How do I find the indices that meet both A > 0 and B > 0?
In this MWE, I want the answer CartesianIndex(3,3), since that’s the only location that satisfies both conditions.
julia> A = repeat(-1:1',1,3)
3×3 Array{Int64,2}:
-1 -1 -1
0 0 0
1 1 1
julia> B = A'
3×3 LinearAlgebra.Adjoint{Int64,Array{Int64,2}}:
-1 0 1
-1 0 1
-1 0 1
Maybe there is some way to do this with findall but the following was not working for me:
ind = findall(x -> x>0,A) && findall(x -> x>0,B)
I make no claim that this is fastest, but intersect instead of && seems to fit the bill: ind = intersect(findall(x -> x>0,A), findall(x -> x>0,B).
Nice, was not aware of intersect. Thanks!
I would probably write it as
julia> findall((A .> 0) .& (B .> 0))
1-element Vector{CartesianIndex{2}}:
CartesianIndex(3, 3)
(or forego the findall if you can work with the Boolean mask)
This creates unnecessary extra closures - >(0) already creates a curried version 
This has to allocate the resulting mask, which is potentially slower (since it has to iterate twice, once to create the mask and once to find the indices).
julia> using BenchmarkTools
julia> @btime intersect(findall(x -> x>0,$A), findall(x -> x>0,$B))
885.417 ns (19 allocations: 1.84 KiB)
1-element Array{CartesianIndex{2},1}:
CartesianIndex(3, 3)
julia> @btime intersect(findall(>(0),$A), findall(>(0),$B))
868.421 ns (18 allocations: 1.83 KiB)
1-element Array{CartesianIndex{2},1}:
CartesianIndex(3, 3)
julia> greater0(A,B) = findall((A .> 0) .& (B .> 0))
greater0 (generic function with 1 method)
julia> @btime greater0($A,$B)
112.854 ns (3 allocations: 240 bytes)
1-element Array{CartesianIndex{2},1}:
CartesianIndex(3, 3)
If you want to go for speed, something like this might be best, which stays fast even with huge arrays:
julia> findGreater0(A,B) = [ idx for idx in CartesianIndices(A) if @inbounds (A[idx] > 0 && B[idx] > 0) ]
findGreater0 (generic function with 1 method)
julia> A = repeat(-1:1',1,3)
3×3 Array{Int64,2}:
-1 -1 -1
0 0 0
1 1 1
julia> B = A';
julia> @btime findGreater0($A,$B)
93.085 ns (3 allocations: 240 bytes)
1-element Array{CartesianIndex{2},1}:
CartesianIndex(3, 3)
julia> B = copy(A'); # manifest the adjoint
julia> @btime findGreater0($A,$B)
95.364 ns (3 allocations: 240 bytes) # staying fast!
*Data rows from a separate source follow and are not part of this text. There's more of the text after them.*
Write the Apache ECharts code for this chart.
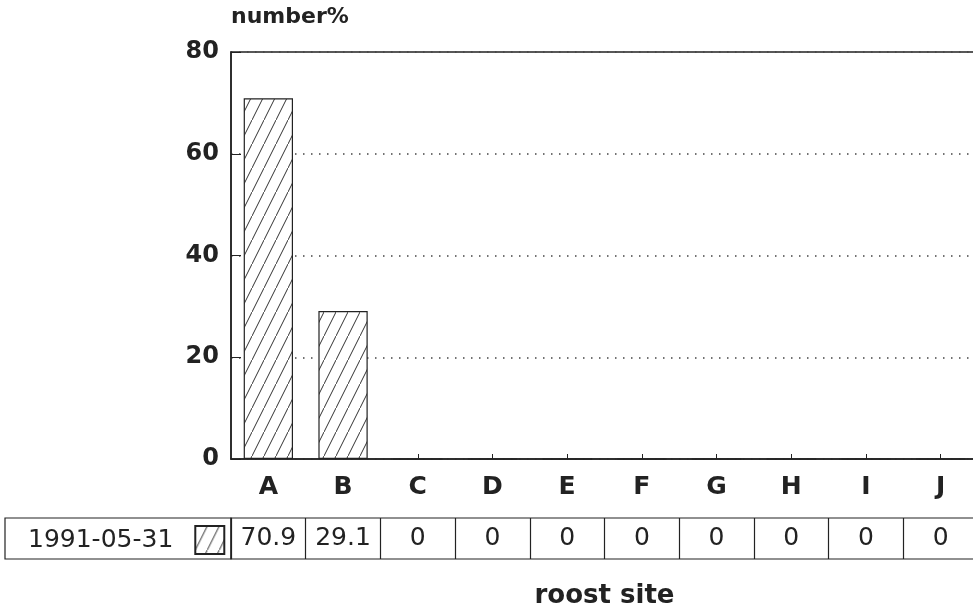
<!DOCTYPE html>
<html>
<head>
<meta charset="utf-8">
<script src="https://cdn.jsdelivr.net/npm/echarts@6/dist/echarts.min.js"></script>
<style>
  html, body { margin: 0; padding: 0; background: #fff; }
  #chart { width: 973px; height: 613px; }
</style>
</head>
<body>
<div id="chart"></div>
<script>
// data
const categories = ['A', 'B', 'C', 'D', 'E', 'F', 'G', 'H', 'I', 'J'];
const seriesName = '1991-05-31';
const values = [70.9, 29.1, 0, 0, 0, 0, 0, 0, 0, 0];
const yTicks = [0, 20, 40, 60, 80];

const ink = '#222';
const font = 'DejaVu Sans';

// diagonal hatch used for bars and legend icon
const makeHatch = () => {
  const c = document.createElement('canvas');
  c.width = 12;
  c.height = 24;
  const ctx = c.getContext('2d');
  ctx.fillStyle = '#fff';
  ctx.fillRect(0, 0, 12, 24);
  ctx.strokeStyle = '#333';
  ctx.lineWidth = 1;
  ctx.beginPath();
  ctx.moveTo(-3, 30);
  ctx.lineTo(15, -6);
  ctx.stroke();
  return c;
};
const hatch = { image: makeHatch(), repeat: 'repeat' };

const chart = echarts.init(document.getElementById('chart'), null, { renderer: 'canvas' });

chart.setOption({
  backgroundColor: '#fff',
  animation: false,
  legend: {
    data: [{ name: seriesName, icon: 'rect' }],
    left: 23,
    top: 520,
    align: 'right',
    itemWidth: 29,
    itemHeight: 28,
    textStyle: { fontFamily: font, fontSize: 25, color: ink, padding: [0, 17, 0, 0] },
  },
  grid: [
    { left: 231, top: 52, width: 747, height: 407, show: true, borderColor: ink, borderWidth: 1.5, outerBoundsMode: 'none', containLabel: false },
    { left: 231, top: 518, width: 747, height: 41, show: true, borderColor: ink, borderWidth: 1.2, outerBoundsMode: 'none', containLabel: false },
  ],
  xAxis: [
    {
      type: 'category',
      gridIndex: 0,
      data: categories,
      axisLine: { lineStyle: { color: ink, width: 1.5 } },
      axisTick: { show: true, alignWithLabel: true, inside: true, length: 5, lineStyle: { color: ink } },
      axisLabel: { fontFamily: font, fontWeight: 'bold', fontSize: 25, color: ink, margin: 16 },
      name: 'roost site',
      nameLocation: 'middle',
      nameGap: 124,
      nameTextStyle: { fontFamily: font, fontWeight: 'bold', fontSize: 26, color: ink },
    },
    {
      type: 'category',
      gridIndex: 1,
      data: categories,
      axisLine: { show: false },
      axisTick: { show: false },
      axisLabel: { show: false },
      splitLine: { show: true, lineStyle: { color: ink, width: 1.2 } },
    },
  ],
  yAxis: [
    {
      type: 'value',
      gridIndex: 0,
      min: yTicks[0],
      max: yTicks[yTicks.length - 1],
      interval: yTicks[1] - yTicks[0],
      axisLine: { show: true, lineStyle: { color: ink, width: 1.5 } },
      axisTick: { show: true, inside: true, length: 10, lineStyle: { color: ink } },
      axisLabel: { fontFamily: font, fontWeight: 'bold', fontSize: 24, color: ink, margin: 12 },
      splitLine: { show: true, lineStyle: { color: '#444', width: 1.5, type: [1.5, 6.5] } },
      name: 'number%',
      nameLocation: 'end',
      nameGap: 24,
      nameTextStyle: { fontFamily: font, fontWeight: 'bold', fontSize: 22, color: ink, align: 'left' },
    },
    {
      type: 'value',
      gridIndex: 1,
      min: 0,
      max: 1,
      show: false,
    },
  ],
  series: [
    {
      name: seriesName,
      type: 'bar',
      xAxisIndex: 0,
      yAxisIndex: 0,
      data: values,
      barWidth: '66%',
      itemStyle: { color: hatch, borderColor: ink, borderWidth: 1.2 },
    },
    {
      name: 'table',
      type: 'scatter',
      xAxisIndex: 1,
      yAxisIndex: 1,
      symbolSize: 0,
      itemStyle: { opacity: 1 },
      data: values.map((v, i) => [i, 0.5, v]),
      label: {
        show: true,
        position: 'inside',
        formatter: (p) => String(p.value[2]),
        fontFamily: font,
        fontSize: 25,
        color: ink,
        opacity: 1,
      },
      silent: true,
    },
  ],
  graphic: [
    {
      type: 'rect',
      shape: { x: 5, y: 518, width: 226, height: 41 },
      style: { fill: 'none', stroke: ink, lineWidth: 1.2 },
      z: 10,
    },
  ],
});
</script>
</body>
</html>
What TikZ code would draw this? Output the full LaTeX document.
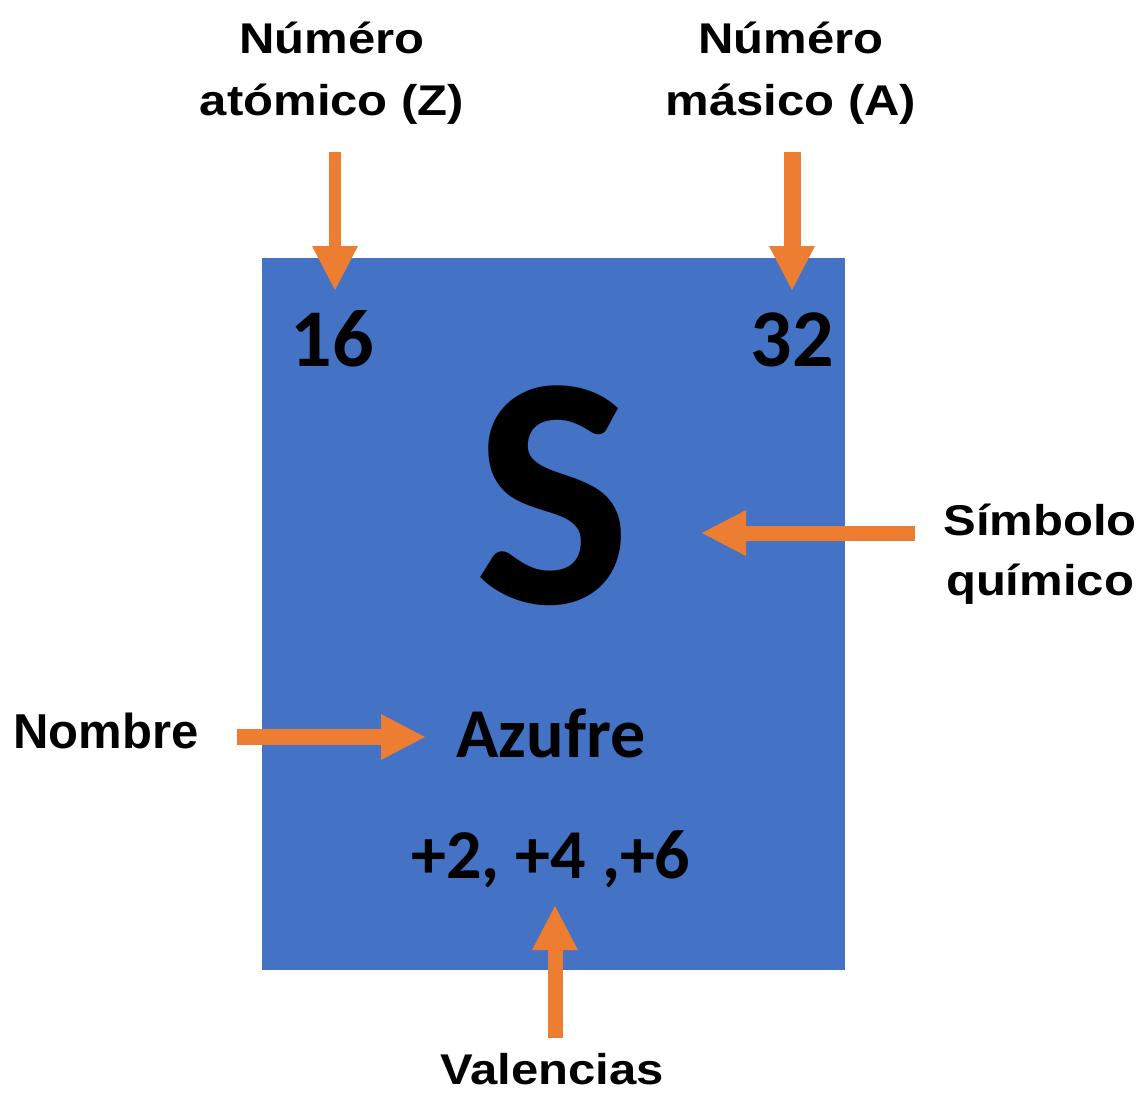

1-element Array{CartesianIndex{2},1}:
CartesianIndex(3, 3)
julia> A = zeros(Int,10000,10000);
julia> A[1,:] .= -1;
julia> A[end,:] .= 1;
julia> B = A';
julia> @btime greater0($A,$B)
1.230 s (5 allocations: 11.93 MiB)
1-element Array{CartesianIndex{2},1}:
CartesianIndex(10000, 10000)
julia> @btime findGreater0($A,$B)
116.800 ms (3 allocations: 240 bytes)
1-element Array{CartesianIndex{2},1}:
CartesianIndex(10000, 10000)
Julias Adjoint is lazy, so that’s why creating and iterating the bitmask becomes very sluggish - the memory is not accessed in an optimal manner. Iterating with CartesianIndices skips that problem entirely.
Manifesting the adjoint makes it almost as fast as the generator version - the difference being the extra iteration that has to be done as well as the big allocation (that might not be possible if we run out of memory):
julia> B = copy(A'); # manifest the adjoint (10000x10000 array)
julia> @btime greater0($A,$B)
128.834 ms (5 allocations: 11.93 MiB)
1-element Array{CartesianIndex{2},1}:
CartesianIndex(10000, 10000)
Note that there’s not really much more that could be done here - since we don’t know when the condition will be true, SIMD will be a little hard to do since it’s effectively a coin flip whether or not a given index will be included or not.
Thanks for this. I’ll be using this function since my arrays won’t be large.
Best solution for speed for sure! Many thanks for sharing.